6.4 Agency does not accept liability for risk posed by fluctuations in currency exchange rates and such risk shall be borne by Client. Where the parties agree that Agency incurs some or all of its costs with a Third Party Vendor in one currency (“Original Currency”) and invoices Client in a currency other than the Original Currency (“Invoicing Currency”), Agency may convert such costs from the Original Currency to the Invoicing Currency and the parties agree that: (i) any such costs shall be converted from the Original Currency to the Invoicing Currency according to Agency’s selected industry rate of exchange between the Original Currency and the Invoicing Currency on the date of invoice, or, where the invoiced item relates to an item of previous expenditure by Agency, the date on which such expenditure was incurred; (ii) the amount of the costs payable pursuant to any invoice when converted to the Invoicing Currency may be greater than the amount of the costs quoted or agreed with Client due to fluctuations in Agency’s selected industry rate of exchange, and Client agrees to pay the difference between these respective amounts to Agency in accordance with the Service Terms; and (iii) if the amount of the costs payable when converted to the Invoicing Currency increases between the date of invoice and the date on which Client pays the amounts due under the invoice due to fluctuation in Agency’s selected industry rate of exchange, then Agency may invoice Client for the difference and Client agrees to pay the difference to Agency in accordance with the Service Terms.

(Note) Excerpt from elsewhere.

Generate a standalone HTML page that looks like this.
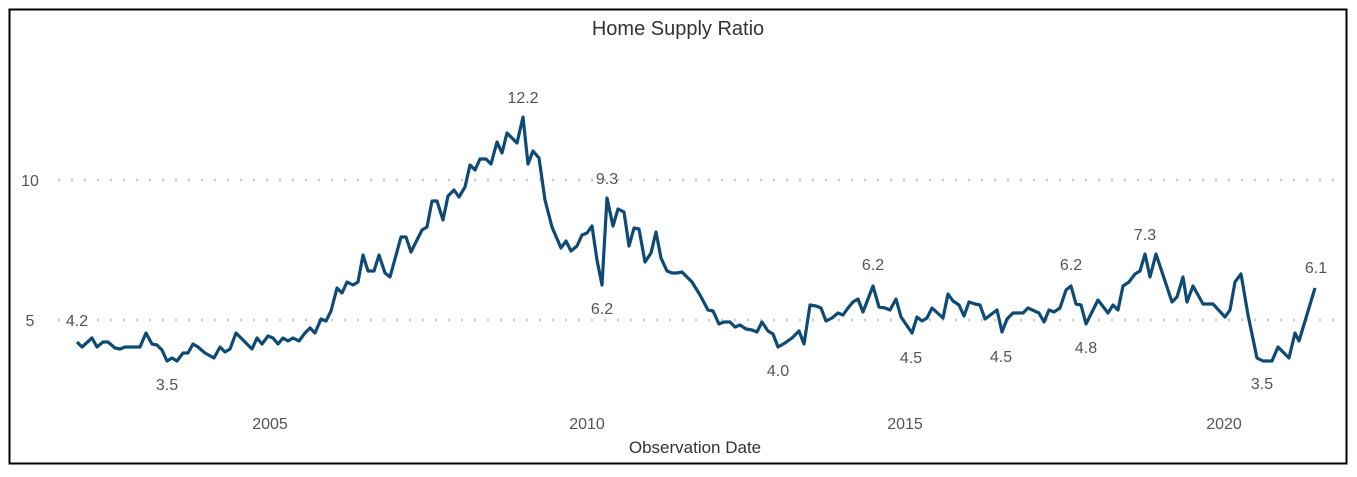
<!DOCTYPE html>
<html><head><meta charset="utf-8"><style>
html,body{margin:0;padding:0;background:#fff;}
svg{display:block;font-family:"Liberation Sans",sans-serif;}
</style></head><body>
<svg width="1357" height="477" viewBox="0 0 1357 477">
<rect x="9.5" y="9.5" width="1337" height="454" fill="#fff" stroke="#000" stroke-width="2"/>
<text x="678" y="35" text-anchor="middle" font-size="20" fill="#333">Home Supply Ratio</text>
<line x1="58" y1="180" x2="1335" y2="180" stroke="#c8c8c8" stroke-width="2.5" stroke-dasharray="2 11"/>
<line x1="58" y1="320" x2="1335" y2="320" stroke="#c8c8c8" stroke-width="2.5" stroke-dasharray="2 11"/>
<g font-size="16" fill="#555">
<text x="30" y="186" text-anchor="middle">10</text>
<text x="30" y="326" text-anchor="middle">5</text>
<text x="270" y="429" text-anchor="middle">2005</text>
<text x="587" y="429" text-anchor="middle">2010</text>
<text x="905" y="429" text-anchor="middle">2015</text>
<text x="1224" y="429" text-anchor="middle">2020</text>
</g>
<text x="695" y="453" text-anchor="middle" font-size="17" fill="#333">Observation Date</text>
<polyline fill="none" stroke="#0e4a76" stroke-width="3.2" stroke-linejoin="round" points="77,342 82,347 92,338 97,347 103,342 108,342 115,348 120,349 125,347 140,347 146,333 152,344 157,345 162,350 167,361 172,358 177,361 183,353 188,353 193,344 198,347 205,353 214,358 220,347 225,352 230,349 236,333 252,349 257,338 262,344 268,336 273,338 278,344 283,338 288,341 293,338 299,341 305,333 310,328 315,333 321,319 326,321 331,311 337,288 342,293 347,282 353,285 358,282 363,255 368,271 374,271 379,255 385,273 390,277 401,237 406,237 411,252 422,230 427,227 432,201 437,201 443,220 448,196 454,190 459,197 465,187 470,165 475,170 480,159 486,159 491,164 497,142 502,153 507,133 517,143 523,117 528,164 533,151 539,158 545,200 552,227 561,248 566,241 571,251 577,246 582,235 587,233 592,226 597,260 602,285 607,198 613,226 618,209 624,212 629,246 634,228 639,229 645,262 651,253 656,232 661,258 667,271 672,273 677,273 682,272 692,282 700,295 708,310 713,311 719,324 724,322 730,322 735,327 740,325 746,329 752,330 757,332 762,322 768,331 773,334 778,347 785,343 792,338 799,331 804,344 810,305 816,306 821,308 826,321 832,318 838,313 843,315 848,308 853,302 858,299 863,312 873,286 879,307 885,308 890,310 896,299 901,317 912,333 917,317 922,321 927,318 932,308 943,318 948,294 953,301 959,305 964,316 969,302 975,304 980,305 985,319 997,310 1002,332 1007,319 1013,313 1023,313 1028,308 1039,313 1044,322 1049,310 1054,312 1060,308 1066,290 1071,286 1076,304 1081,305 1086,324 1098,300 1108,313 1113,305 1118,310 1123,286 1129,282 1135,274 1140,271 1145,254 1150,277 1156,254 1172,302 1177,297 1183,277 1187,302 1193,286 1203,304 1213,304 1225,317 1230,310 1235,282 1241,274 1248,315 1257,358 1263,361 1272,361 1278,347 1289,358 1295,333 1299,341 1315,288"/>
<g font-size="16" fill="#555" text-anchor="middle">
<text x="77" y="326">4.2</text>
<text x="167" y="390">3.5</text>
<text x="523" y="103">12.2</text>
<text x="607" y="184">9.3</text>
<text x="602" y="314">6.2</text>
<text x="778" y="376">4.0</text>
<text x="873" y="270">6.2</text>
<text x="911" y="363">4.5</text>
<text x="1001" y="362">4.5</text>
<text x="1071" y="270">6.2</text>
<text x="1086" y="353">4.8</text>
<text x="1145" y="240">7.3</text>
<text x="1262" y="389">3.5</text>
<text x="1316" y="273">6.1</text>
</g>
</svg>
</body></html>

6.5 Client acknowledges that Agency shall be entitled, at its own cost, to obtain insurance cover on the Charges incurred in connection with Merkury Services. If: (a) Client does not meet all of its payment obligations incurred in connection with Merkury Services; or (b) insurance cover is unavailable or inadequate and Client is unwilling or unable to provide advance payment or a form of security to the satisfaction of Agency, then Agency will be entitled to: (i) cancel existing Bookings and/or other expenditure and Client shall pay all associated Cancellation Charges; (ii) automatically suspend its obligations in relation to its provision of the Merkury Services, including Bookings and committing to other expenditure in connection with Merkury Services; and/or (iii) terminate these Service Terms and SOWs for Merkury Services by giving Client at least 7 days’ written notice.
6.6 Where Agency is engaged on a retainer basis, agreed resource hours not used by Client in accordance with the SOW will not be refunded or roll over to future weeks, months, or sprints (as applicable) unless otherwise agreed in writing.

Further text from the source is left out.